Fast>VP is a fast and effective tool to detect vanishing points in uncalibrated images of man-made environments and automatically orthorectify the involved planes (please see the examples belows). It is a Matlab implementation of the algorithm described in:

Gilles Simon, Antoine Fond, Marie-Odile Berger. A Simple and Effective Method to Detect Orthogonal Vanishing Points in Uncalibrated Images of Man-Made Environments. Eurographics 2016, May 2016, Lisbon, Portugal.

If you use the software, please cite the paper.

Fast>VP is now replaced by >V<, as fast but much more accurate!


  • Full text manuscript: pdf
  • Linux + Matlab source code: zip

Quick Start

  1. in Matlab, run the file « lsd-1.5/compile.m »: an example image should be opened in which line segments are detected,
  2. run the file « run.m » in the main folder and select the folder called « test »: all images in this folder must be processed.

Results are saved in a subfolder of the folder « test », whose name is based on the date & time.


VP detection Orthorectified images
test3 test3_rec1 test3_rec2
↑ This is a typical example where the so-called Manhattan frame is found. Line segments that contributed to the x, y and z-directions are drawn in red, green, blue, respectively.
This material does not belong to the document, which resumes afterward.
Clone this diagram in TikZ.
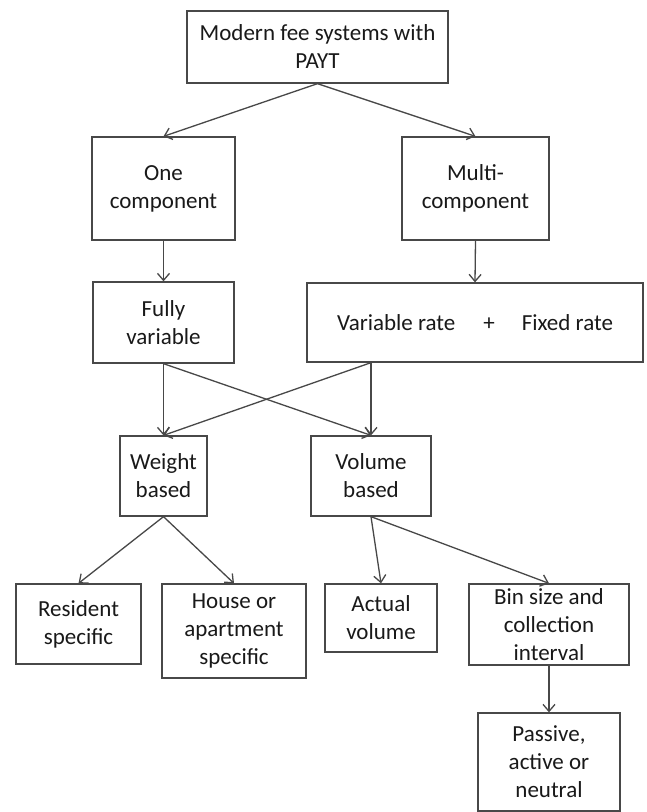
\documentclass[tikz,border=0pt]{standalone}
\usepackage{fontspec}
\setmainfont{Carlito}
\usetikzlibrary{arrows.meta}
\definecolor{lineclr}{RGB}{72,72,72}
\definecolor{txtclr}{RGB}{25,25,25}
\begin{document}
\begin{tikzpicture}[x=1pt,y=-1pt,
  box/.style={draw=lineclr, line width=1.3pt, fill=white, align=center, inner sep=0pt,
    text=txtclr, font=\fontsize{23}{28}\selectfont},
  conn/.style={draw=lineclr, line width=1.3pt, -{Straight Barb[length=7pt,width=12pt,line width=1.3pt]}}
]
\useasboundingbox (0,0) rectangle (646,812);
\fill[white] (0,0) rectangle (646,812);

\node[box, minimum width=261pt, minimum height=72pt] (top) at (317.5,47) {Modern fee systems with\\PAYT};
\node[box, minimum width=143pt, minimum height=103pt] (one) at (163.5,188.5) {One\\component};
\node[box, minimum width=147pt, minimum height=103pt] (multi) at (475.5,188.5) {Multi-\\component};
\node[box, minimum width=141pt, minimum height=81pt] (fully) at (163.5,322.5) {Fully\\variable};
\node[box, minimum width=336pt, minimum height=79pt] (vr) at (475,322.5) {Variable rate\hspace{28pt}+\hspace{27pt}Fixed rate};
\node[box, minimum width=87pt, minimum height=80pt] (weight) at (163.5,476) {Weight\\based};
\node[box, minimum width=120pt, minimum height=80pt] (volume) at (371,476) {Volume\\based};
\node[box, minimum width=125pt, minimum height=80pt] (resident) at (78.5,624) {Resident\\specific};
\node[box, minimum width=144pt, minimum height=94pt] (house) at (234,631) {House or\\apartment\\specific};
\node[box, minimum width=112pt, minimum height=68pt] (actual) at (381,618) {Actual\\volume};
\node[box, minimum width=160pt, minimum height=81pt] (bin) at (549,624.5) {Bin size and\\collection\\interval};
\node[box, minimum width=142pt, minimum height=98pt] (passive) at (549,762) {Passive,\\active or\\neutral};

\draw[conn] (top.south) -- (one.north);
\draw[conn] (top.south) -- (multi.north);
\draw[conn] (one.south) -- (fully.north);
\draw[conn] (multi.south) -- (vr.north);
\draw[conn] (fully.south) -- (weight.north);
\draw[conn] (fully.south) -- (volume.north);
\draw[conn] (vr.south -| volume.north) -- (volume.north);
\draw[conn] (vr.south -| volume.north) -- (weight.north);
\draw[conn] (weight.south) -- (resident.north);
\draw[conn] (weight.south) -- (house.north);
\draw[conn] (volume.south) -- (actual.north);
\draw[conn] (volume.south) -- (bin.north);
\draw[conn] (bin.south) -- (passive.north);
\end{tikzpicture}
\end{document}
The horizon line is shown in solid yellow line.  The camera focal length is computed and the involved planes are automatically rectified to make them appear as if observed from a fronto-parallel view.
 test13  test13_rec1  test13_rec2  test13_rec3
↑ Again, a Manhattan frame is detected, but here one horizontal vanishing point is inside the image. We get three rectified images, two for the green vanishing point (one for the buildings on the left and one for the buildings on the right), and one for the red vanishing point.
 test1  test1_rec1  test1_rec2 test1_rec3
↑ The Manhattan frame is detected, as well as a third horizontal direction, shown in brown. This is an example of an Atlanta world.
 test8 test8_rec1  test8_rec2  test8_rec3
↑ No Manhattan frame is detected, but the focal length can still be computed as the zenith is a finite VP and at least one horizontal VP is finite. Here, three horizontal VPs are detected.
 test6 test6_rec1  test6_rec2
↑ The zenith is at infinity, which precludes computing the focal length (except if we assume that the horizontal VPs are orthogonal, but this is unknown a priori). In that case, the horizon line is shown in dashed line. Two horizontal VPs are found and the related planes can still be rectified. It must be noticed that, in that case, the aspect ratios of the buildings cannot be determined.
 test4  test4_rec1
↑ Only one horizontal VP is obtained, and this VP is at infinity (near-fronto-parallel view). Neither the focal length nor the horizon line can be computed, but the vertical plane can still be rectified, up to an aspect ratio.